Camlarında kuralları yazılı bu evlerin camları silinmez, pencereleri açılmaz; içerisi havalandırılmaz. Kadınlar her gün yakınlarının nefesleriyle boğulur. O kadar çok penceresiyle bu ev, sokağı görmeyen dört duvar olur. Evlerin duvarları incedir, bu duvarları geçebilen yine de sadece sestir. Komşu kadının çığlığı televizyon sesiyle bastırıldıktan sonra uyunabilir. Bu evlerde uyuyabilmek için, önce vicdanı uykuya yatırmak gerekir. Güldünya, burada da, her gece kadınlar uykuya dalar. Rüyalarında yaralarını yamar. Ama aslında üstünde incecik örtüyle, olası katilinin yanında savunmasız yatar. Bu ülkede de, birisini öldürmeden kimse katil diye anılmaz. Belki bu yüzden kadınlar öldürülene kadar katillerine koca, baba, ağabey, dayı, amca demek zorundadır. Bu evlerde geceler, gündüzler, yıllar geçer. Zaman içinde, havalandırılmayan evin kokusu, evde en çok zaman geçirmek zorunda kalanların; kadınların üstüne siner. Kadınlar üstlerine sinen bu koku yüzünden evin dışındayken bile evi unutamaz. Yakınlarının nefeslerinin kokusu burnundayken, nefesleri de ensesinde gibidir. Bu yüzden kadınlar evin içinde; onların gözü önünde nasıl davranıyorsa, evin dışında da öyle davranmak zorundadır. Kadınlar üstlerinde evin kokusuyla fazla uzağa gidemez. Kokuyu tanıyanlar onu ele verir. Bu koku yüzünden Bitlis-İstanbul arası 1505 km. olmaktan çıkar. Bu ülkede hiçbir yer o kadar uzak olamaz.
Ve Sevgili Güldünya, bu ülkedeki kadınlar hiç mektup almaz. Çünkü onlar kimsenin "sevgili"si olmaz. Sen, Güldünya? Sen daha önce hiç mektup aldın mı?
Güldünya, ağabeylerin yol ortasında seni neden kalçandan vurdu? Kuzeninin kocasının sana tecavüz etmesinden, kalça hareketlerini sorumlu tuttukları için mi? Tecavüzden geriye kalanı, evlenmeden bu kalçaların arasından doğurduğun için rni? Ağabeylerin seni neden vurdu, Güldünya? Sağ kalçanı kim kanattı, Güldünya? Bedenini yağmalarken onu sıkıca kavrayan akraban mı, yol ortasında oraya kurşun sıkan ağabeyin mi, yoksa hastanede orayı sarıp sarmalayıp korumayanlar mı? Güldünya, kim canını daha çok acıttı?

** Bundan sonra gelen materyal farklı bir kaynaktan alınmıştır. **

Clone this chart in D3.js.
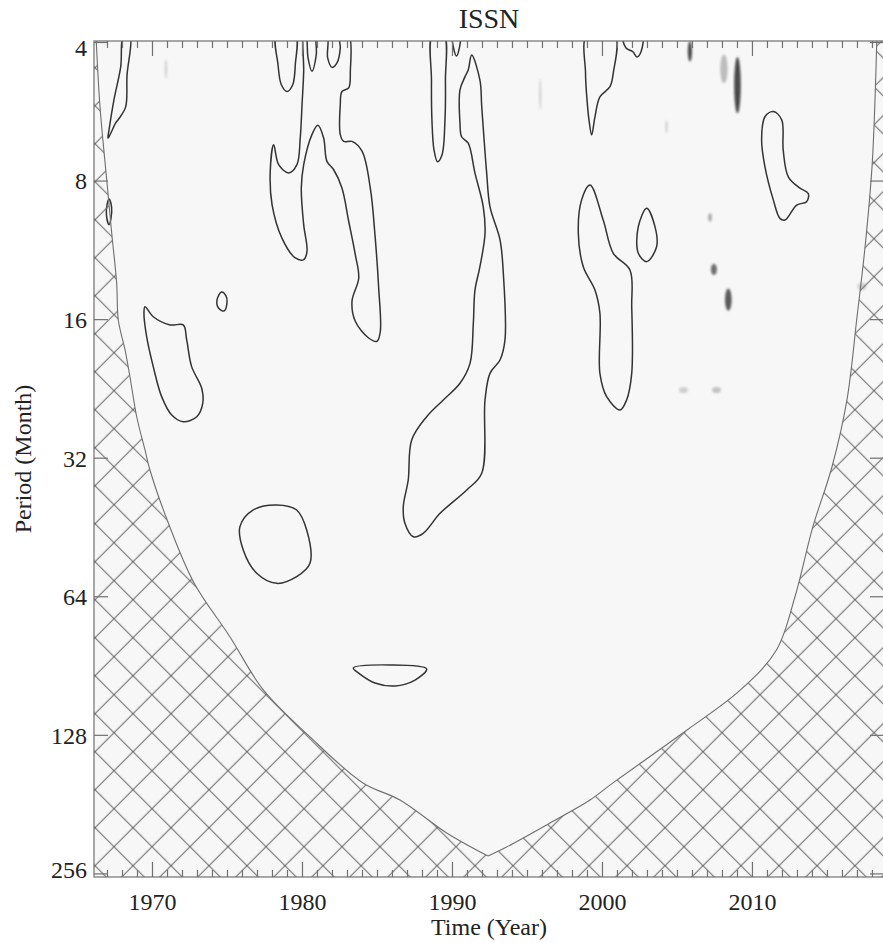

Annen mezarının başında sadece senin için mi ağladı, Güldünya? Bir anne kızının katiline her gün yemek hazırlamak zorunda kalır mı? Silahı verenle koyun koyuna yatar mı? Bir anne için kurbanla katili aynı karında taşımış olmak, yeterince ağır bir yük değil mi? Annen mezarının başında kimin için ağladı, Güldünya?
Sadece senin canın mı yandı, Güldünya? Başka kimler, aynı evde yaşadıkları için katillerine yakalandılar? Kimler tanıdık bir yüz olduğu için katillerini tanıyamadılar?

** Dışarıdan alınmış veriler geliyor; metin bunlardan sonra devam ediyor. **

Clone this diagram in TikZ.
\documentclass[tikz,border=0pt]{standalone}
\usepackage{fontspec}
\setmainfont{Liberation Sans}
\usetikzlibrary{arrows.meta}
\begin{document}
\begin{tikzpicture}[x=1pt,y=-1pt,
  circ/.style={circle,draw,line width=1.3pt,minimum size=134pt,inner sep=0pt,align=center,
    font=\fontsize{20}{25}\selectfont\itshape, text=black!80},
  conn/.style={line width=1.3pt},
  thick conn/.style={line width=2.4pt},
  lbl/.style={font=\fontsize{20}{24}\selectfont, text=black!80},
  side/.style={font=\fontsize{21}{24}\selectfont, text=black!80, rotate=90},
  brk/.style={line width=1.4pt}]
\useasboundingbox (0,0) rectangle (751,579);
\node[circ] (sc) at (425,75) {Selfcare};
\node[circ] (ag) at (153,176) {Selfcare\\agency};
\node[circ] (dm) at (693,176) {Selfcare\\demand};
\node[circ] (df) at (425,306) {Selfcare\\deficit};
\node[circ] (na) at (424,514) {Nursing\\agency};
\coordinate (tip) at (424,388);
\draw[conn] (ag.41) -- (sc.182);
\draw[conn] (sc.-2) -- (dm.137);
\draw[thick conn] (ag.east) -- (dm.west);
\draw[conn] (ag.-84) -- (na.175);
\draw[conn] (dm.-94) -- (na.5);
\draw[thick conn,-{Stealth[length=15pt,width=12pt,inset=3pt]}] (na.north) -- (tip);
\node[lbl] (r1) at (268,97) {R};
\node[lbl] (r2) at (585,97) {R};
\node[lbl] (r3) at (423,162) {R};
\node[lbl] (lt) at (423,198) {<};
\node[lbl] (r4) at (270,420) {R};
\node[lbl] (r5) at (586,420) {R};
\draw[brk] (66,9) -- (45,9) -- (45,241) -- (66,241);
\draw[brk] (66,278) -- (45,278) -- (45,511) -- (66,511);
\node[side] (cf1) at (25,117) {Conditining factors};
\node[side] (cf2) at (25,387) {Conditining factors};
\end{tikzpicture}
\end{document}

Alicia Aristregui, İspanya. 2004. Ayrıldığı kocası tarafından bıçaklanarak öldürüldü. Birgül Işık, Elazığ. 2005. Katıldığı televizyon programında şiddet gördüğünü söylemesinin ardından, sokakta oğlu tarafından öldürüldü.
Cheagh Rooteh, Irak. 1993. Yabancı bir adamla konuştuğunu gören babası tarafından öldürüldü.Çiğdem İnce, İzmir. 2003 Evlilik dışı hamile kaldığı için ağabeyi tarafından öldürüldü.Dilber Kına, İstanbul. 2001. Erkeklerle gezdiği için babası tarafından baltayla öldürüldü. Evrim Sarıçiçekler, İstanbul. 2005. Ailesinin karşı çıktığı birisiyle evlendiği için ailenin görevlendirdiği birisi tarafından öldürüldü.Fadime Şahindal, İsveç. 2002. İsveçli bir genci sevdiği için babası tarafından öldürüldü, Güldünya Tören, İstanbul, 2004.Hatun Sürücü, Almanya, 2005. Zorla evlendirildiği akrabasından boşandıktan sonra bir “Alman gibi" yaşadığı için sokakta ağabeyi tarafından öldürüldü.Ivy Blore, Kanada. 2004. Aile içi şiddet kurbanı.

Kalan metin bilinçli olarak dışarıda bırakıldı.